One week till freedom, less than seven days to skiing, the excitement builds deep and oozes out slowly. 150 hours lie between me and a week solid of shredding. It should be easy right? I mean Aron Raslton survived nearly that long with his arm stuck under a rock. Did Aron Ralston have to deal with midterms, group projects, e-homeworks and pop quizzes though? I guess hypothermia, flash floods and dehydration are pretty intense obstacles too but for a skier entering this home stretch before the brief respite that is Spring Break, the scholastic mountains can seem insurmountable.
Sitting, textbook open, notebook ready, pens neatly arranged with the latest ski magazine spread over the text. Eating cup-noodles because this is what skiing tastes like. Jukebox Hero playing in the background because that's what skiing sounds like.

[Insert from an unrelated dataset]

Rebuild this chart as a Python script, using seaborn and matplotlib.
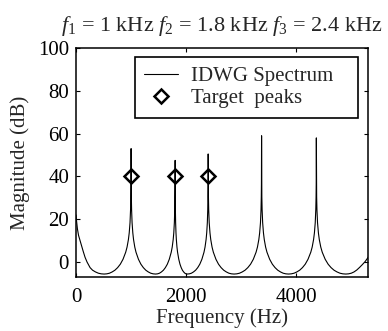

This test is worth 45% of the class grade but I think my boots could use a heat mold. Macroeconomics will always be there, this magazine might not be though. Stealing glances at my skis as they recline in all their glory against the wall. The test will be easy compared to the trials that come with studying for it.
Hours later, the textbook is still open but I have moved on. My laptop glows and hums. An empty document fills half the screen, cursor blinking slowly, a painful symbol of seconds slipping away. I'll just check newschoolers and then write this paper. Any new edits? Maybe something is happening in site discussion. Back to Facebook, nothing has changed. Sucked into an endless cycle of distractions, constantly refreshing, searching for anything other than the paper waiting to be written. Sipping a PBR because that's what skiing tastes like, Odesza is study music right?
"Discuss the modes of representation present in documentary" the prompt reads. Is Valhalla a documentary? Maybe I should watch it again, for "scholastic reasons." Maybe not, the teacher might not find another ski related paper amusing. My semester of "research" on Like a Lion may have left her a little jaded. Papers can wait, I'll give my words to NS, somebody is wrong in NSG and I must correct them. Maybe I need to wax my skis again, I leave in less than a week, seems like I should start packing for break.
Procrastination brings with it pseudo-metaphysical meanderings. What is the real value of a grade? Will I ever use anything from this class ever again? Is book learning more important than experiences? There is nothing like an imminent test to bring out the wilderness philosopher in us all. Deep sayings roll off the tongue easily when there is an analytical paper to be written. "The mountains are my school, and my teachers are the trees." "I have learned more from a deep mountain lake then I ever will from a textbook." Fluffy meaningless jingles take new meaning when your only goal is avoiding school.
In this moment the struggle is real, this obstacle is too imminent, too aggressive. The textbook will never be read, the paper will sit unwritten, that cursor will blink on to eternity. It's more feasible to ski Everest than to complete this assignment. I'd rather wrangle a crew of irate, hungover, non-english speaking jibbers through an unfamiliar town than finish this group project. Don't give in to your weaker self. Set those distractions aside. This week will melt away faster than any new snow in the Northwest and soon you'll be skiing again. All the obstacles that seem so grim now will just be moguls in the rearview mirror once you arc that first juicy turn of Spring Break.